Chairperson of the Delhi Commission for Protection of Child Rights (DCPCR) Anurag Kundu has written to Lieutenant Governor Anil Baijal, urging that the Delhi Disaster Management Authority (DDMA) issue directions for opening anganwadi centres and schools for younger children.
In the letter, Kundu has submitted that schools should open for nursery to class VIII at least two days a week for all children in a staggered manner and that anganwadi centres open at least once a week for all children in a staggered manner, along with random testing of children and staff members at these schools and centres.

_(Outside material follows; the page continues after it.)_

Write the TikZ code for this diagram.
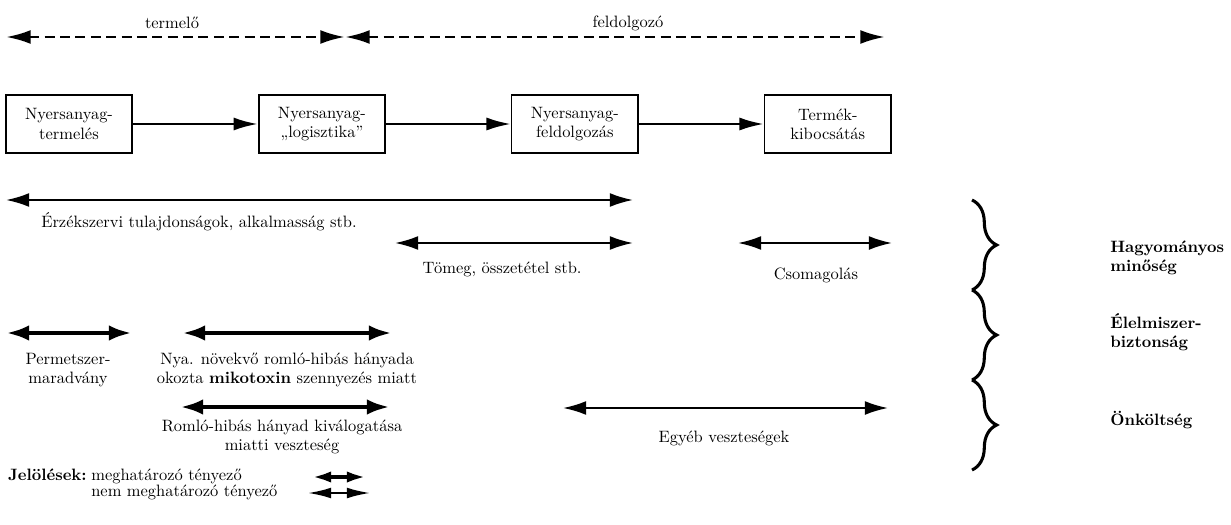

“Delhi’s Covid infection spread has shown remarkable decline and has been constantly under 40 for the past six weeks. Similarly, most days witnessed zero fatality in the past six weeks. Consequently, nearly all sectors have opened up ranging from offices, workshops, to cinema halls, markets, gyms and parks. Clearly children not attending school cannot keep safe since the adults are moving about and returning home. As it is, children are visible everywhere in public places… It, therefore, remains unclear as to what extra vulnerability would children experience by coming to school or how they remain safer by not attending it,” the letter stated.
This comes a few days after a group of 66 parents sent a representation to various functionaries, including Kundu, requesting that children up to class VIII be allowed to go to school at least once a week.
The DDMA in a meeting on September 29 had decided that schools may be allowed to reopen for children in nursery to Class VIII only after the festive season, which is after November 4 when Diwali will be celebrated. They had been allowed to reopen for classes IX-XII from September 1.
In his letter, Kundu also pointed to the limitations of online learning and the damages in the form of learning loss and on the social, mental, and physical health of children. He also stated that the extended closure of anganwadi centres has also led to routine immunisation of children taking a hit, as well as their cognitive development and nutrition monitoring.
“Malnutrition and compromised routine immunisation of the children leads to impaired cognitive ability in children, vulnerability to deadly diseases and premature deaths. Anganwadis are the best antidotes to it. Anganwadi closures become further problematic given the fact that cognitive development happens only till the age of 6 years and, therefore, early childhood education becomes more crucial than even secondary schooling,” he stated.
Educationists have pushed for reopening of schools, arguing that the learning gap, especially in younger children, has widened since junior classes have been conducted offline since March 2020.